The truth is that McConnell and his ilk only roll out the “compromise” argument when they are out of power. When in power, they have no interest in that vague concept. Just ask the man who would be Supreme Court Justice Merrick Garland how well compromise works in Mitch McConnell’s world.
Compromise is not just a vacuous concept and a poor substitute for policy, it is just bad politics. As Larry David said, “a good compromise is when both parties are dissatisfied.” But politics is about making people happy, ideally most people, at a minimum some people. But you will never make all people happy. Any effort to do that will result in nobody being happy which is a prescription for political failure.
In some respects, the tragedy of the Obama years can be written in those terms. As a candidate he had pledged to “turn the page on the ugly partisanship in Washington, so we can bring Democrats and Republicans together to pass an agenda that works for the American people.” But McConnell had only one agenda, making Obama a one-term president. And even though he did not succeed in that task, he did manage to destroy the Democrats’ hard won majorities up and down the ticket over the next few years. He did that by eschewing compromise.
Obama tried repeatedly and unsuccessfully to woo Republican support to some of his agenda. He proposed what had been a Republican plan as his health care proposal. He proposed a watered down stimulus plan that included mostly tax cuts to address another recession of Republican making. He proposed a well-respected moderate for the Supreme Court. He even appointed Republicans as his Secretary of Defense.
Did he ever get any credit for these efforts? No. The result of his compromises was a “shellacking” in the 2010 election.
The story of that election can be told in one statistic. In 2010, turnout by young voters fell by 60 percent from 2008, when Obama was first elected. The reason? They and other Democratic-leaning constituencies were unexcited by Obama’s record. His compromises had not made them happy.
Contrast Obama’s frustrations with the success of FDR. For proposing Social Security, FDR was tarred and feathered by Republicans as a “socialist.” Roosevelt insisted that the program be broad-based, not means-tested, and designed to benefit everyone, regardless of income. As a result of that decision, Social Security largely eliminated poverty among senior citizens, and it remains overwhelmingly popular.

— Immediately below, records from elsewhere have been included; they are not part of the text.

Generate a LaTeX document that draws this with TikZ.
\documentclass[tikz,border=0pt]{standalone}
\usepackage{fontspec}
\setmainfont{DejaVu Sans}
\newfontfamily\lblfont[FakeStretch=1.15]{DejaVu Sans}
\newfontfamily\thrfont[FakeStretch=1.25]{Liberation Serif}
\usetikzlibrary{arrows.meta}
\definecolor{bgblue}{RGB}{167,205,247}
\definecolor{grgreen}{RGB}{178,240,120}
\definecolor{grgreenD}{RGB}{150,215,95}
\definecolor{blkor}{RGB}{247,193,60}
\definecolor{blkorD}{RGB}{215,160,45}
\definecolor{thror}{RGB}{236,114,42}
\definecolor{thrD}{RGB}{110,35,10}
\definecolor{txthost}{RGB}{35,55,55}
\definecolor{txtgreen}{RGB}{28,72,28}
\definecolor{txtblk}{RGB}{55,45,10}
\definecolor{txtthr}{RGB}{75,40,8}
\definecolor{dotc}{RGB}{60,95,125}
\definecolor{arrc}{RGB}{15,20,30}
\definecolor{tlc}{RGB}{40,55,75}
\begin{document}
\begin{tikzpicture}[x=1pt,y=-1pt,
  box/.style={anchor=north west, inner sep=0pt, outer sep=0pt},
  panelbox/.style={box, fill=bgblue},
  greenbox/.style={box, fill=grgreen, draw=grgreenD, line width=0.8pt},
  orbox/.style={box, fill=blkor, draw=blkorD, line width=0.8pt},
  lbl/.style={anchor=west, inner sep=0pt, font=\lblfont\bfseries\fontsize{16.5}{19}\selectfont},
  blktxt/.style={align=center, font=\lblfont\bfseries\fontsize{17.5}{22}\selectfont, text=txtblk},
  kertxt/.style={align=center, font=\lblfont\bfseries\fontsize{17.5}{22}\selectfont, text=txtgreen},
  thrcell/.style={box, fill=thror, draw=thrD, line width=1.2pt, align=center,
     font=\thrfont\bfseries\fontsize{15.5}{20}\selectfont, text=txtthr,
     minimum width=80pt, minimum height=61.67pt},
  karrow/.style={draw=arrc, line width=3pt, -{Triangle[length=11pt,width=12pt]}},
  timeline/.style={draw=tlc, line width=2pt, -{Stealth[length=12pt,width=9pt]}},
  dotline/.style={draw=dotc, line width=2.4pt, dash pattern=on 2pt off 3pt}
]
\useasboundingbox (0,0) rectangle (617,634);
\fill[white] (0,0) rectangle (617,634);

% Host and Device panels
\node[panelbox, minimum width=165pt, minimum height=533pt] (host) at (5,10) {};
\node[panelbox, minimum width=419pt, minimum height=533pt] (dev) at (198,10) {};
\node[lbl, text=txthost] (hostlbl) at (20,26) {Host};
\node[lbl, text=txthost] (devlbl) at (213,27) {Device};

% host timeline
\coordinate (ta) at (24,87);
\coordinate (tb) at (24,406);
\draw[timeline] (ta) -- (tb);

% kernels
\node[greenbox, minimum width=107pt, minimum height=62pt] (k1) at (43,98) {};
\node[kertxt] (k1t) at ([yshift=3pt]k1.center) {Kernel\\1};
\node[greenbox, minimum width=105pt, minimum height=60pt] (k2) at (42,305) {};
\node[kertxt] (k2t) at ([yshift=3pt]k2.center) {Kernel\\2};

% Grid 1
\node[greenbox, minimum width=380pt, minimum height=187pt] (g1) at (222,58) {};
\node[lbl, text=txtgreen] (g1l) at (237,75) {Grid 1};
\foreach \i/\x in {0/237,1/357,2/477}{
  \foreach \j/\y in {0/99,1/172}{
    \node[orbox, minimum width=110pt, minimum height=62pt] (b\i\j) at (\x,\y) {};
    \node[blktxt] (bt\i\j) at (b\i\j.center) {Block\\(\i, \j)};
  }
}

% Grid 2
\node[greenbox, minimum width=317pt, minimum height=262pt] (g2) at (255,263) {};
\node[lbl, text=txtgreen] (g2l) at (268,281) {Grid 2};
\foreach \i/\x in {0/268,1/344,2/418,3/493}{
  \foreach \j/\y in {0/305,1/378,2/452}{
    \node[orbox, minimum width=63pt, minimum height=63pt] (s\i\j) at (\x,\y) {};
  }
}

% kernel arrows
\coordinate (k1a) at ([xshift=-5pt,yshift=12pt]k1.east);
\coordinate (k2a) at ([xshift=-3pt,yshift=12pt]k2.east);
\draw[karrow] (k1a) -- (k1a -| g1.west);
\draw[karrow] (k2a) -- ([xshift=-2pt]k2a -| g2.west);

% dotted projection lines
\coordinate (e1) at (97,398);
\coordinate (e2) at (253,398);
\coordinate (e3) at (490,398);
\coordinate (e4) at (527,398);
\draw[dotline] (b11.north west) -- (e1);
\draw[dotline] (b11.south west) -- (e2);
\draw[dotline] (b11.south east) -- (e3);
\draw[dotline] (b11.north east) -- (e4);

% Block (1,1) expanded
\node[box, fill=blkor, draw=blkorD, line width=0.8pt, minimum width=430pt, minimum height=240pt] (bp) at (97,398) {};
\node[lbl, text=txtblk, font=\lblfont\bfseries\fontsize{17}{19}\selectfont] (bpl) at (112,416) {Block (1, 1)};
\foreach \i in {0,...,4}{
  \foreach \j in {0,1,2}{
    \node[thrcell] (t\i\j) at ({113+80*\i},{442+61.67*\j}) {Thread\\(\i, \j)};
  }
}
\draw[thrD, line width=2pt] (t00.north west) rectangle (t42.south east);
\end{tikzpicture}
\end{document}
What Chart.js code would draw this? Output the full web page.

It turns out, not terribly surprisingly, that sending money to people is popular. After Social Security passed, FDR’s Republican opponent, the one who called it socialism, got shellacked in that election. What Obama didn’t understand until it was too late is that people will vote for candidates who support popular programs, and a milquetoast compromise will never achieve a high level of popularity. If Biden is serious about restarting the economy while simultaneously changing the political conversation, he will act the way Republicans did when they wanted to pass a tax give-away to the very rich. He will push forward an ambitious plan that sends checks to everyone.